Security forces were also reported to have opened fire on protesters in the coastal city of Baniyas, causing injuries.

In Deir al-Zour, witnesses and residents told Reuters news agency that two protesters were shot dead as they tried to rip down posters of the president.

Witnesses told the BBC that there had been protests in the towns of Amoud, Ras al-Ain, Qamishli, Hassakeh and in several districts of Damascus.

Activists dedicated Friday's protests to Saleh al-Ali, who fought against French colonial rule in the early 20th Century.

Some protesters reportedly chanted slogans against President Assad's cousin, Rami Makhlouf, who announced on Thursday that he would give up his extensive business interests and donate his profits to charity.

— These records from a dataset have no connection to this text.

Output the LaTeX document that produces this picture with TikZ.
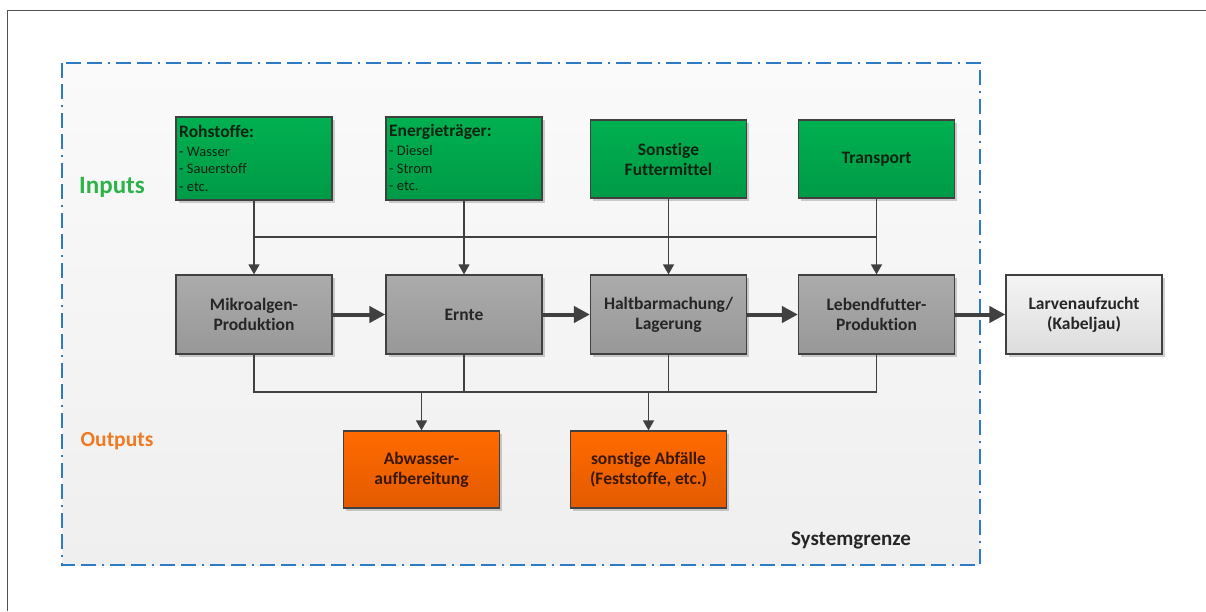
\documentclass[tikz,border=0pt]{standalone}
\usepackage{fontspec}
\setmainfont[Ligatures={NoCommon}]{Carlito}
\usetikzlibrary{arrows.meta,shadows}
\definecolor{gtop}{HTML}{00B050}
\definecolor{gbot}{HTML}{009A47}
\definecolor{gtext}{HTML}{0B2412}
\definecolor{ytop}{HTML}{ABABAB}
\definecolor{ybot}{HTML}{989898}
\definecolor{ytext}{HTML}{262626}
\definecolor{otop}{HTML}{FF6A00}
\definecolor{obot}{HTML}{E35B00}
\definecolor{otext}{HTML}{3A1800}
\definecolor{ltop}{HTML}{F4F4F4}
\definecolor{lbot}{HTML}{DDDDDD}
\definecolor{edge}{HTML}{404040}
\definecolor{bound}{HTML}{2E7BC4}
\definecolor{intxt}{HTML}{2DB34A}
\definecolor{outtxt}{HTML}{EE7A22}
\definecolor{bgtop}{HTML}{FAFAFA}
\definecolor{bgbot}{HTML}{EFEFEF}
\begin{document}
\begin{tikzpicture}[x=1pt,y=-1pt,
  box/.style={draw=edge, line width=1.2pt, minimum width=156pt, minimum height=79pt,
    inner sep=2pt, align=center, font=\fontsize{17.5}{20}\selectfont\bfseries,
    drop shadow={shadow xshift=2.5pt, shadow yshift=-2.5pt, opacity=0.18, fill=black}},
  greenbox/.style={box, top color=gtop, bottom color=gbot, text=gtext},
  graybox/.style={box, top color=ytop, bottom color=ybot, text=ytext},
  orangebox/.style={box, top color=otop, bottom color=obot, text=otext, minimum height=77pt},
  lightbox/.style={box, top color=ltop, bottom color=lbot, text=ytext},
  conn/.style={draw=edge, line width=1.4pt},
  thinarrow/.style={conn, -{Triangle[length=10pt,width=11pt]}},
  flow/.style={draw=edge, line width=4pt, -{Triangle[length=16pt,width=16pt]}},
  listtext/.style={anchor=north west, inner sep=0pt, text=gtext, align=left,
    font=\fontsize{14.5}{17.3}\selectfont}
]
\useasboundingbox (0,0) rectangle (1206,611);
% outer frame (top and left edge)
\draw[edge!90, line width=1.3pt] (7.5,611) -- (7.5,10.5) -- (1206,10.5);
% system boundary
\shade[top color=bgtop, bottom color=bgbot] (62,63) rectangle (980,565);
\draw[bound, line width=1.8pt, dash pattern=on 15pt off 6pt on 15pt off 6pt on 2pt off 6pt]
  (62,63) rectangle (980,565);

% labels
\node[text=intxt, font=\fontsize{25}{28}\selectfont\bfseries] (inputs) at (112,187) {Inputs};
\node[text=outtxt, font=\fontsize{21.5}{24}\selectfont\bfseries] (outputs) at (117,441) {Outputs};
\node[text=ytext, font=\fontsize{21}{24}\selectfont\bfseries] (sysg) at (851,540) {Systemgrenze};

% input boxes
\node[greenbox, minimum height=83pt] (roh) at (254,158.5) {};
\node[listtext] (rohT) at (179,125) {{\fontsize{17.5}{17.3}\selectfont\bfseries Rohstoffe:}\\[1.7pt]
  - Wasser\\ - Sauerstoff\\ - etc.};
\node[greenbox, minimum height=83pt] (ene) at (464,158.5) {};
\node[listtext] (eneT) at (389,124.5) {{\fontsize{17.5}{17.3}\selectfont\bfseries Energieträger:}\\[1.7pt]
  - Diesel\\ - Strom\\ - etc.};
\node[greenbox, minimum height=78pt] (son) at (668.5,159) {Sonstige\\Futtermittel};
\node[greenbox, minimum height=78pt] (tra) at (876.5,159) {Transport};

% process boxes
\node[graybox] (mik) at (254,314.5) {Mikroalgen-\\Produktion};
\node[graybox] (ern) at (464,314.5) {Ernte};
\node[graybox] (hal) at (668.5,314.5) {Haltbarmachung/\\Lagerung};
\node[graybox] (leb) at (876.5,314.5) {Lebendfutter-\\Produktion};
\node[lightbox] (lar) at (1084,314.5) {Larvenaufzucht\\(Kabeljau)};

% output boxes
\node[orangebox] (abw) at (421.5,469.5) {Abwasser-\\aufbereitung};
\node[orangebox] (abf) at (648.5,469.5) {sonstige Abfälle\\(Feststoffe, etc.)};

% input connectors
\coordinate (inL) at (254,237);
\coordinate (inR) at (876.5,237);
\draw[conn] (inL) -- (inR);
\draw[thinarrow] (roh.south) -- (mik.north);
\draw[thinarrow] (ene.south) -- (ern.north);
\draw[thinarrow] (son.south) -- (hal.north);
\draw[thinarrow] (tra.south) -- (leb.north);

% main flow
\draw[flow] (mik.east) -- (ern.west);
\draw[flow] (ern.east) -- (hal.west);
\draw[flow] (hal.east) -- (leb.west);
\draw[flow] (leb.east) -- (lar.west);

% output connectors
\coordinate (outL) at (254,392);
\coordinate (outR) at (876.5,392);
\draw[conn] (mik.south) -- (outL) -- (outR) -- (leb.south);
\draw[conn] (ern.south) -- (ern.south |- outL);
\draw[conn] (hal.south) -- (hal.south |- outL);
\draw[thinarrow] (abw.north |- outL) -- (abw.north);
\draw[thinarrow] (abf.north |- outL) -- (abf.north);
\end{tikzpicture}
\end{document}
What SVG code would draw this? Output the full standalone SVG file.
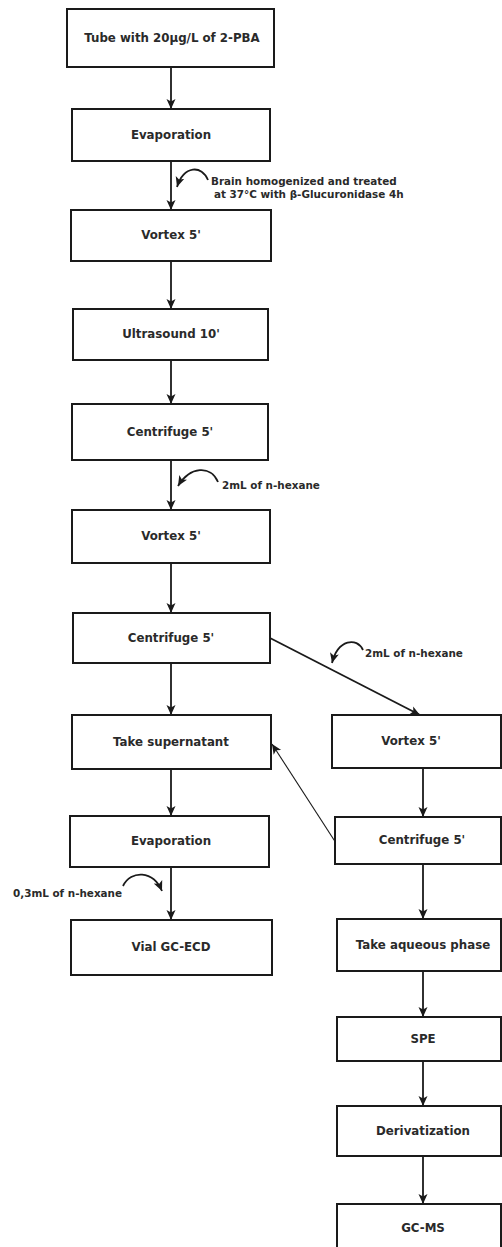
<svg xmlns="http://www.w3.org/2000/svg" width="502" height="1247" viewBox="0 0 502 1247">
  <defs>
    <marker id="arr" markerUnits="userSpaceOnUse" markerWidth="12" markerHeight="10" refX="10" refY="5" orient="auto">
      <path d="M0,0.5 L10,5 L0,9.5 L2.5,5 Z" fill="#1a1a1a"/>
    </marker>
    <style>
      .box { fill: #ffffff; stroke: #1a1a1a; stroke-width: 2; }
      .lbl { font-family: "DejaVu Sans", Verdana, sans-serif; font-weight: bold; font-size: 11.8px; fill: #2a2a2a; text-anchor: middle; dominant-baseline: central; }
      .note { font-family: "DejaVu Sans", Verdana, sans-serif; font-weight: bold; font-size: 10.4px; fill: #2a2a2a; }
      .flow { fill: none; stroke: #1a1a1a; stroke-width: 1.8; marker-end: url(#arr); }
      .thin { fill: none; stroke: #1a1a1a; stroke-width: 1.1; marker-end: url(#arr); }
    </style>
  </defs>
  <rect width="502" height="1247" fill="#ffffff"/>

  <!-- connectors -->
  <g id="connectors">
    <!-- left column -->
    <line class="flow" x1="171" y1="67" x2="171" y2="109"/>
    <line class="flow" x1="171" y1="161" x2="171" y2="210"/>
    <line class="flow" x1="171" y1="261" x2="171" y2="309"/>
    <line class="flow" x1="171" y1="360" x2="171" y2="404"/>
    <line class="flow" x1="171" y1="460" x2="171" y2="510"/>
    <line class="flow" x1="171" y1="563" x2="171" y2="613"/>
    <line class="flow" x1="171" y1="663" x2="171" y2="715"/>
    <line class="flow" x1="171" y1="769" x2="171" y2="816"/>
    <line class="flow" x1="171" y1="867" x2="171" y2="920"/>
    <!-- right column -->
    <line class="flow" x1="423" y1="768" x2="423" y2="817"/>
    <line class="flow" x1="423" y1="864" x2="423" y2="919"/>
    <line class="flow" x1="423" y1="971" x2="423" y2="1017"/>
    <line class="flow" x1="423" y1="1061" x2="423" y2="1106"/>
    <line class="flow" x1="423" y1="1156" x2="423" y2="1204"/>
    <!-- branch and return -->
    <line class="flow" x1="270" y1="638" x2="420" y2="715"/>
    <line class="thin" x1="336" y1="843" x2="272" y2="744"/>
    <!-- reagent additions -->
    <path class="flow" d="M208,180 C202,165 184,165 177,187"/>
    <path class="flow" d="M218,482 C211,465 190,466 178,486"/>
    <path class="flow" d="M363,650 C357,637 338,639 332,663"/>
    <path class="flow" d="M123,886 C131,870 153,870 162,891"/>
  </g>

  <!-- reagent notes -->
  <g id="notes">
    <text class="note" x="211" y="185">Brain homogenized and treated</text>
    <text class="note" x="214" y="198">at 37°C with β-Glucuronidase 4h</text>
    <text class="note" x="222" y="489">2mL of n-hexane</text>
    <text class="note" x="365" y="657">2mL of n-hexane</text>
    <text class="note" x="13" y="897">0,3mL of n-hexane</text>
  </g>

  <!-- left column steps -->
  <g id="n1"><rect class="box" x="67" y="9" width="207" height="58"/><text class="lbl" x="172" y="38">Tube with 20µg/L of 2-PBA</text></g>
  <g id="n2"><rect class="box" x="72" y="109" width="198" height="52"/><text class="lbl" x="171" y="135">Evaporation</text></g>
  <g id="n3"><rect class="box" x="71" y="210" width="200" height="51"/><text class="lbl" x="171" y="235">Vortex 5'</text></g>
  <g id="n4"><rect class="box" x="73" y="309" width="195" height="51"/><text class="lbl" x="171" y="334">Ultrasound 10'</text></g>
  <g id="n5"><rect class="box" x="72" y="404" width="196" height="56"/><text class="lbl" x="170" y="432">Centrifuge 5'</text></g>
  <g id="n6"><rect class="box" x="72" y="510" width="198" height="53"/><text class="lbl" x="171" y="536">Vortex 5'</text></g>
  <g id="n7"><rect class="box" x="73" y="613" width="197" height="50"/><text class="lbl" x="171" y="638">Centrifuge 5'</text></g>
  <g id="n8"><rect class="box" x="72" y="715" width="199" height="54"/><text class="lbl" x="171" y="742">Take supernatant</text></g>
  <g id="n9"><rect class="box" x="70" y="816" width="199" height="51"/><text class="lbl" x="171" y="841">Evaporation</text></g>
  <g id="n10"><rect class="box" x="71" y="920" width="201" height="55"/><text class="lbl" x="171" y="947">Vial GC-ECD</text></g>

  <!-- right column steps -->
  <g id="n11"><rect class="box" x="332" y="715" width="169" height="53"/><text class="lbl" x="411" y="741">Vortex 5'</text></g>
  <g id="n12"><rect class="box" x="335" y="817" width="166" height="47"/><text class="lbl" x="422" y="840">Centrifuge 5'</text></g>
  <g id="n13"><rect class="box" x="337" y="919" width="164" height="52"/><text class="lbl" x="423" y="945">Take aqueous phase</text></g>
  <g id="n14"><rect class="box" x="337" y="1017" width="164" height="44"/><text class="lbl" x="423" y="1039">SPE</text></g>
  <g id="n15"><rect class="box" x="337" y="1106" width="164" height="50"/><text class="lbl" x="423" y="1131">Derivatization</text></g>
  <g id="n16"><rect class="box" x="337" y="1204" width="164" height="50"/><text class="lbl" x="423" y="1228">GC-MS</text></g>
</svg>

Syria's government has blamed the unrest on "armed gangs" and foreign meddling, and state TV reported on Friday that such groups had killed one policeman and wounded 20 in an attack.

Meanwhile in Lebanon, at least two people were killed in clashes between Sunni and Alawite Muslims following a demonstration against the Syrian regime. Syria's ruling elite is dominated by the country's Alawite minority.

'Climate of fear'

Reporting from Syria, the BBC's Matthew Price said people were fleeing their homes in fear for their lives. The video cannot be independently verified

President Assad is facing the gravest threat to his family's 40-year ruling dynasty, as unrest that first erupted in the south of the country has now engulfed the north - near the border with Turkey - and is threatening to spread eastwards towards its border with Iraq.

State television has shown pictures of troops advancing into Maarat al-Numan, which is some 40km (25 miles) south-east of Jisr al-Shughour, the town overrun by tanks and troops on Sunday.

It said the army had also moved into Khan Sheikhoun, just south of Maarat al-Numan, to prevent what it called "armed terrorist organisations" from cutting off the highway.

Officials said they were planning a "limited military operation" in Maarat al-Numan to restore security there.

But residents and witnesses have spoken of a climate of fear in the area, of attacks on surrounding villages and of summary killings and torture by the security forces.

At least 9,000 Syrian refugees have now fled across the border into Turkey, and Ankara says it will supply humanitarian aid to some 10,000 people who are stranded on the Syrian side of the border.